Farmer Construction has craft certifications with several unions that are members of the Building Trades. In 2004, the BC Labour Relations Board issued its decision (BCLRB No. B217/2004), involving a well-publicized application by Farmer to consolidate its multi-craft bargaining units into a single unit represented by the Carpenters’ union. The Board dismissed the application without holding a hearing, on the ground that the facts asserted in Farmer’s written submissions were lacking in substance and – even if they were proven at the hearing to be true – would not support the granting of the relief sought. This decision was upheld on reconsideration in BCLRB No. B238/2004.

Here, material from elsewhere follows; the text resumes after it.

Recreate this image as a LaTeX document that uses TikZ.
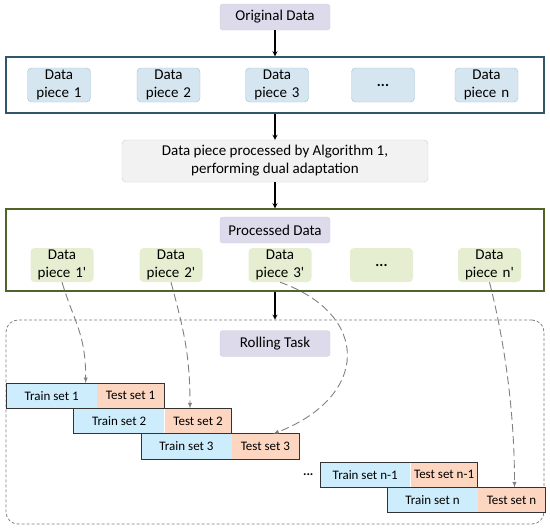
\documentclass[tikz,border=0pt]{standalone}
\usepackage{xcolor}
\usepackage{fontspec}
\setmainfont{Carlito}[Ligatures=TeXOff]
\usepackage{tikz}
\usetikzlibrary{arrows}
\usetikzlibrary{positioning}
\definecolor{headfill}{RGB}{221,219,235}
\definecolor{blueline}{RGB}{49,85,106}
\definecolor{bluefill}{RGB}{213,230,240}
\definecolor{blueedge}{RGB}{160,194,212}
\definecolor{procfill}{RGB}{242,242,242}
\definecolor{procedge}{RGB}{205,205,205}
\definecolor{greenline}{RGB}{80,99,40}
\definecolor{greenfill}{RGB}{229,238,208}
\definecolor{trainfill}{RGB}{205,237,252}
\definecolor{testfill}{RGB}{252,214,192}
\newcommand{\txtbig}{\fontsize{15}{18}\selectfont}
\newcommand{\txtsmall}{\fontsize{13}{15}\selectfont}
\tikzstyle{headbox} = [rectangle, rounded corners=3pt, minimum width=110pt, minimum height=26pt, fill=headfill, draw=headfill!85!gray, font=\txtbig]
\tikzstyle{outerbox} = [rectangle, minimum width=538pt, line width=1.4pt]
\tikzstyle{piece} = [rectangle, rounded corners=4pt, minimum width=63pt, minimum height=34pt, inner sep=0pt, text width=60pt, align=center, font=\txtbig]
\tikzstyle{trainbox} = [rectangle, minimum width=90pt, minimum height=25pt, inner sep=0pt, fill=trainfill, font=\txtsmall]
\tikzstyle{testbox} = [rectangle, minimum width=67pt, minimum height=25pt, inner sep=0pt, fill=testfill, font=\txtsmall]
\tikzstyle{arrow} = [line width=1.2pt,->,>=stealth]
\tikzstyle{dasharrow} = [line width=0.9pt, gray, dash pattern=on 8pt off 4pt, ->, >=latex]
\tikzstyle{rowline} = [line width=0.9pt, draw=black!80]
\begin{document}
\begin{tikzpicture}[x=1pt, y=-1pt]
    \useasboundingbox (0,0) rectangle (550,530);
    % raw data
    \node(orig)[headbox] at (275,17) {Original Data};
    \node(pieces)[outerbox, minimum height=56pt, draw=blueline] at (275,85) {};
    \node(pA)[piece, fill=bluefill, draw=blueedge] at (59,85) {Data\\piece 1};
    \node(pB)[piece, fill=bluefill, draw=blueedge] at (168.5,85) {Data\\piece 2};
    \node(pC)[piece, fill=bluefill, draw=blueedge] at (277,85) {Data\\piece 3};
    \node(pD)[piece, fill=bluefill, draw=blueedge] at (383,85) {\textbf{...}};
    \node(pE)[piece, fill=bluefill, draw=blueedge] at (486.5,85) {Data\\piece n};
    \node(proc)[rectangle, rounded corners=4pt, minimum width=306pt, minimum height=42pt, fill=procfill, draw=procedge, align=center, font=\txtbig] at (275,161) {Data piece processed by Algorithm 1,\\performing dual adaptation};
    % processed data
    \node(processed)[outerbox, minimum height=82pt, draw=greenline] at (275,250) {};
    \node(phead)[headbox] at (275,230) {Processed Data};
    \node(dA)[piece, fill=greenfill] at (62,265) {Data\\piece 1'};
    \node(dB)[piece, fill=greenfill] at (171,265) {Data\\piece 2'};
    \node(dC)[piece, fill=greenfill] at (280,265) {Data\\piece 3'};
    \node(dD)[piece, fill=greenfill] at (381.5,265) {\textbf{...}};
    \node(dE)[piece, fill=greenfill] at (489.5,265) {Data\\piece n'};
    % rolling task
    \node(rolling)[rectangle, rounded corners=12pt, minimum width=538pt, minimum height=204pt, draw=gray, dash pattern=on 3pt off 2pt, line width=0.8pt] at (275,422) {};
    \node(rhead)[headbox] at (275,343.5) {Rolling Task};
    \node(trainA)[trainbox, anchor=north west] at (6.5,383) {Train set 1};
    \node(testA)[testbox, right=0pt of trainA] {Test set 1};
    \node(trainB)[trainbox, anchor=north east] at (testA.south east) {Train set 2};
    \node(testB)[testbox, right=0pt of trainB] {Test set 2};
    \node(trainC)[trainbox, anchor=north east] at (testB.south east) {Train set 3};
    \node(testC)[testbox, right=0pt of trainC] {Test set 3};
    \node(trainM)[trainbox, anchor=north west] at (320,462) {Train set n-1};
    \node(testM)[testbox, right=0pt of trainM] {Test set n-1};
    \node(trainN)[trainbox, anchor=north east] at (testM.south east) {Train set n};
    \node(testN)[testbox, right=0pt of trainN] {Test set n};
    \node(more)[left=3pt of trainM, font=\txtsmall] {\textbf{...}};
    \draw[rowline](trainA.north west) rectangle (testA.south east);
    \draw[rowline](trainB.north west) rectangle (testB.south east);
    \draw[rowline](trainC.north west) rectangle (testC.south east);
    \draw[rowline](trainM.north west) rectangle (testM.south east);
    \draw[rowline](trainN.north west) rectangle (testN.south east);
    % flow
    \draw[arrow](orig)--(pieces);
    \draw[arrow](pieces)--(proc);
    \draw[arrow](proc)--(processed);
    \draw[arrow](processed)--(rolling);
    \draw[dasharrow](dA.south) .. controls +(12,40) and +(0,-50) .. ([xshift=34pt]trainA.north);
    \draw[dasharrow](dB.south) .. controls +(12,45) and +(0,-55) .. ([xshift=-8pt]testB.north);
    \draw[dasharrow](dC.south) .. controls +(90,32) and +(97,-38) .. ([xshift=8pt]testC.north);
    \draw[dasharrow](dE.south) .. controls +(14,55) and +(0,-80) .. ([xshift=3pt]testN.north);
\end{tikzpicture}
\end{document}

At around the same time, one of Farmer’s unions, the Construction and Specialized Workers’ Union Local 1611, applied to the Board alleging that Farmer and a company named Pye Construction were a common employer. In a recent decision (BCLRB No. B93/2005 ), the Board dismissed the application on the ground that although Farmer and Pye were construction companies that operated under common control or direction, Local 1611 had not established a labour relations purpose for a common employer declaration. Key factors that led the Board to reach this conclusion were as follows:
- 1. Pye was a substantial company that had been in existence for 18 years before it was purchased by BLB, Farmer’s parent company;
- 2. BLB had entered into a management agreement with Wayne Pye, pursuant to which he continued to run Pye’s day-to-day operations;
- 3. Immediately before the acquisition, Pye had been certified by CLAC, and a collective agreement was in effect; and
- 4. There was no evidence that Pye’s work had expended at Farmer’s expense. Indeed, whenever they had competed on jobs, the work had been awarded to Farmer.

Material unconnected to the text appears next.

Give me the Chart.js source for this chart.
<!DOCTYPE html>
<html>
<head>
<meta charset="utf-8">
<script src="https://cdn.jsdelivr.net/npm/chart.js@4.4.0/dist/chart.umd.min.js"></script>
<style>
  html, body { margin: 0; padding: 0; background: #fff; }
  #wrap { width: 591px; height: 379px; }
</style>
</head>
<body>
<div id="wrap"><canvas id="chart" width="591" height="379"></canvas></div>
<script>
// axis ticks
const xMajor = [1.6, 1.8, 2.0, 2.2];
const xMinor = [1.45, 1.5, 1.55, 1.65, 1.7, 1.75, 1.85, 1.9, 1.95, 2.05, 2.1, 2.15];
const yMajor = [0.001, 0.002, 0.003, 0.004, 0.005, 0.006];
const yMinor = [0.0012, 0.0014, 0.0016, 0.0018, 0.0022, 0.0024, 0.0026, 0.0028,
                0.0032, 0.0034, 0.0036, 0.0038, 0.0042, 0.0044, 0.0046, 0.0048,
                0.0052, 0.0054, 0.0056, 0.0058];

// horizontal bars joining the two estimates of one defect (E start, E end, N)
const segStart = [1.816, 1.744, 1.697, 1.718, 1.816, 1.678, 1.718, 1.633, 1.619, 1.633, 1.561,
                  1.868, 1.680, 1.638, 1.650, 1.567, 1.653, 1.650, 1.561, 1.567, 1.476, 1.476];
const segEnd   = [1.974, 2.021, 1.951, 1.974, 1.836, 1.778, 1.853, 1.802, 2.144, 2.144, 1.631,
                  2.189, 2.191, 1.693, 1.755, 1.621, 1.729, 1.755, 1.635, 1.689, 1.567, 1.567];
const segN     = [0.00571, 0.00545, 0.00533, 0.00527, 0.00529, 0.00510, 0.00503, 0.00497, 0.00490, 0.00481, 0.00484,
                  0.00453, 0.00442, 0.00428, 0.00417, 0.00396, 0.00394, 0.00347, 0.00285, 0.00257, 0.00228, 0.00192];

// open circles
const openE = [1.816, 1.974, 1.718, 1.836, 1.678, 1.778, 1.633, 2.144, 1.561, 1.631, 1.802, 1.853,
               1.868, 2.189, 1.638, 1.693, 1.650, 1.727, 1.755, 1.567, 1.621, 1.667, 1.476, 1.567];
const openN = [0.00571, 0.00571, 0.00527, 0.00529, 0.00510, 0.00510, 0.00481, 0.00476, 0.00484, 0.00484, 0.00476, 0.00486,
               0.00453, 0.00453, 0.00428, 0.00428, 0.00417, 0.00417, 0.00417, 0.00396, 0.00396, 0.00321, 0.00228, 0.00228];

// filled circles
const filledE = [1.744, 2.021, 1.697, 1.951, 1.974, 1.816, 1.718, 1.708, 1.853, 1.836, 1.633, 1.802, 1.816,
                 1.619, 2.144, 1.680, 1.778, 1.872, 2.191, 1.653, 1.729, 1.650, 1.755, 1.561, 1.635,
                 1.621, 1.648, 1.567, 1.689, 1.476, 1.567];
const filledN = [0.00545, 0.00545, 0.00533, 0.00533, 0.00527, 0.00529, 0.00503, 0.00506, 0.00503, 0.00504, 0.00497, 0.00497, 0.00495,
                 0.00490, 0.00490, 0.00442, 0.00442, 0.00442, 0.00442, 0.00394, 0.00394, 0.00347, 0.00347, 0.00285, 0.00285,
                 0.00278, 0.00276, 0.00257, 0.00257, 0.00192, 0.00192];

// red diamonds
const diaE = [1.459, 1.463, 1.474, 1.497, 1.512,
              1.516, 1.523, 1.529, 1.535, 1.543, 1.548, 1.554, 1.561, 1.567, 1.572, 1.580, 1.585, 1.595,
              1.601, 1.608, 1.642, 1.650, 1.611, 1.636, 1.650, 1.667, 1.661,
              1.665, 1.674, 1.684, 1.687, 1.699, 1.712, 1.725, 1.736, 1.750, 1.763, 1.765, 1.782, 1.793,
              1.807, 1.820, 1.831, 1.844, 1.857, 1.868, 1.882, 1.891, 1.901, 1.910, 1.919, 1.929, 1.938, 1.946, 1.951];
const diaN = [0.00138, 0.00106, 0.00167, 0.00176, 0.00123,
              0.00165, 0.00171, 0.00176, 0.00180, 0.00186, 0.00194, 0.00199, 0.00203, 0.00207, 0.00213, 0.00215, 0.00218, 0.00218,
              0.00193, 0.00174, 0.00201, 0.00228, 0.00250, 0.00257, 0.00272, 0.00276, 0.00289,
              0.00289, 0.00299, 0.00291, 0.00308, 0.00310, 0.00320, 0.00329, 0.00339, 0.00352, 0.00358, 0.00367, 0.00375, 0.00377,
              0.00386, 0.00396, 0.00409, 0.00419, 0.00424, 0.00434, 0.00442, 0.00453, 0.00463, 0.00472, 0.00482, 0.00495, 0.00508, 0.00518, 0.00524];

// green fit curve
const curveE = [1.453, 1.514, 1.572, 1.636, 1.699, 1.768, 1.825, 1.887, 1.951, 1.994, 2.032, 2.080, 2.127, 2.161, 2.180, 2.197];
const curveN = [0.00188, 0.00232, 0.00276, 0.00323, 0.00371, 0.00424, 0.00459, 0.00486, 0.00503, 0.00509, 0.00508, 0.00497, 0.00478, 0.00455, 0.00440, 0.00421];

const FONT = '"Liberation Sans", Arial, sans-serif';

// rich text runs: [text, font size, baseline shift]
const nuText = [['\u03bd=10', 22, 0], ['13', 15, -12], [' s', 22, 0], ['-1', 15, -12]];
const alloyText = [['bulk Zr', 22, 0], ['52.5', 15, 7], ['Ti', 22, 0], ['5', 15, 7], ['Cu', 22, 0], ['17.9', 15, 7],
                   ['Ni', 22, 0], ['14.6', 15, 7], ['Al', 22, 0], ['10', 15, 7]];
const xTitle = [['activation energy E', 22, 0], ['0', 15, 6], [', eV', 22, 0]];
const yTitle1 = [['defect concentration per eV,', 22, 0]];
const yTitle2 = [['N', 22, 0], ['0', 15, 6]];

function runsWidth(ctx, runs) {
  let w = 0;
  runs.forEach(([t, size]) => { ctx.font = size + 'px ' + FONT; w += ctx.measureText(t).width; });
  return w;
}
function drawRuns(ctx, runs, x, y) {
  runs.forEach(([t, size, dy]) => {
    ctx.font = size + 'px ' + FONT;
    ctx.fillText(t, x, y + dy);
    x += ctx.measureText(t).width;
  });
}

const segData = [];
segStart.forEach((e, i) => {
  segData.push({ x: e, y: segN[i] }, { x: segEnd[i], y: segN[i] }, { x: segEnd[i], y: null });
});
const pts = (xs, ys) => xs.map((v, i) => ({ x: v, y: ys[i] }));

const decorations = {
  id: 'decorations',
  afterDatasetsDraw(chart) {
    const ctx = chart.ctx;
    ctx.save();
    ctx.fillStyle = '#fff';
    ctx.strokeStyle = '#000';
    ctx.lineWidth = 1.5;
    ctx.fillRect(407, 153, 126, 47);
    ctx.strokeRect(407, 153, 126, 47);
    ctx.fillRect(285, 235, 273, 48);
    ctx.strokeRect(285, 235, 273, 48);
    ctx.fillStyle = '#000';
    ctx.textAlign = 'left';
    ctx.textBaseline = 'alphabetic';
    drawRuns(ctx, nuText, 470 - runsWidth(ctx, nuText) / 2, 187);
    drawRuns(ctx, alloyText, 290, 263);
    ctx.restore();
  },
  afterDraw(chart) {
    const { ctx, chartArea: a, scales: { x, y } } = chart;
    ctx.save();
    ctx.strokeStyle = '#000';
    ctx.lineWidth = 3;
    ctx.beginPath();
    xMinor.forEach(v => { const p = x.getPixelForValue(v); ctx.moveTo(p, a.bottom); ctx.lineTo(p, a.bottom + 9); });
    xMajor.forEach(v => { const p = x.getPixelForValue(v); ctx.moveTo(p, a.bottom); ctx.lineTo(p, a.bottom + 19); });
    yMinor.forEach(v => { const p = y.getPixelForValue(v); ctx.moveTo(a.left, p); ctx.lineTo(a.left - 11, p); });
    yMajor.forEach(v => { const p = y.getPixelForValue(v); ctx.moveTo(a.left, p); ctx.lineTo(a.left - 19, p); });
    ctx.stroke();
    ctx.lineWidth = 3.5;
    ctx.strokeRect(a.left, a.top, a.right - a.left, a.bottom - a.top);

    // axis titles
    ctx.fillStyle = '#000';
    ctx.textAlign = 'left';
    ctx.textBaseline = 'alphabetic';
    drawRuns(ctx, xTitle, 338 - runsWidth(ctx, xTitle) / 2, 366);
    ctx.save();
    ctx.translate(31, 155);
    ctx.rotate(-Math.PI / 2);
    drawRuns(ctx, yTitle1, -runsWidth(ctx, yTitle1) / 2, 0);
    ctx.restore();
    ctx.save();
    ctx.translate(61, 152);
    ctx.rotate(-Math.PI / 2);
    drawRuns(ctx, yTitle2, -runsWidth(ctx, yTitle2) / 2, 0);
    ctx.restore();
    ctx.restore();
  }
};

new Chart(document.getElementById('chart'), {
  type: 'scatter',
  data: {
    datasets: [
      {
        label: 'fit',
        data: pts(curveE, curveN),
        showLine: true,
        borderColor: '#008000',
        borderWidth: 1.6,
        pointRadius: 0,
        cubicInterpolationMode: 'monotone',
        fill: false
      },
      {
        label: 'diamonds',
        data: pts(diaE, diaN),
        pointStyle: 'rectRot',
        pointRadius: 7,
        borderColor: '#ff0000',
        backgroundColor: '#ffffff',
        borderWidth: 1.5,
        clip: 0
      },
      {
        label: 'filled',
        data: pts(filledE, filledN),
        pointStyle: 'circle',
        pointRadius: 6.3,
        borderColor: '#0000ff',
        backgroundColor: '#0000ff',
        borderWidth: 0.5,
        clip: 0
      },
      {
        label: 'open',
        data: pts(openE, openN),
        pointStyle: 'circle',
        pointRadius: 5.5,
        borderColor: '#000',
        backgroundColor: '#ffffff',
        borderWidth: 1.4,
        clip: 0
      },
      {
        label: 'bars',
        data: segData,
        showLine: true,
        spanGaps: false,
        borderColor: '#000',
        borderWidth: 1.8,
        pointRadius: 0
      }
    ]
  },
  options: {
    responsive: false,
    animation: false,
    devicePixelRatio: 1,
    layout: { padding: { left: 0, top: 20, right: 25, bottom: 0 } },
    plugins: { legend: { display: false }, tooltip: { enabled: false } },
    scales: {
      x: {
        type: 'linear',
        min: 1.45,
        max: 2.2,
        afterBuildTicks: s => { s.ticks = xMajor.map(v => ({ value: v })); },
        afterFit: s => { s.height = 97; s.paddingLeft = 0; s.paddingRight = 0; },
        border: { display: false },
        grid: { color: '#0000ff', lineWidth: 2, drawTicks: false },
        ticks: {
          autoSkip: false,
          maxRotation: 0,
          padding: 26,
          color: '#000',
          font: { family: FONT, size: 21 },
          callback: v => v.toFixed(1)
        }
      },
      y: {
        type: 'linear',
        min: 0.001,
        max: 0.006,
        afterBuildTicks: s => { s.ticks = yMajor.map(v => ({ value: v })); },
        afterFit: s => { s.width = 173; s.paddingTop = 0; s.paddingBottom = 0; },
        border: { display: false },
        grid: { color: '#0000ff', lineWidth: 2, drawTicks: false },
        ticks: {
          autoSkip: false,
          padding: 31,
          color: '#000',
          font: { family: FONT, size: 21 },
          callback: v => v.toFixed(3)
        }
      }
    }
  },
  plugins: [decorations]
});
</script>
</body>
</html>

The Board found that the Union was seeking to expand its bargaining rights, not preserve them, and commented that it would be contrary to the purposes of the Code to impose Local 1611’s certification on Pye employees who had freely chosen CLAC as their representative. The Board noted that there is a presumption against a mix of a craft bargaining unit structure and a wall to wall bargaining unit structure within the same employer. As a result, the union’s common employer application was dismissed.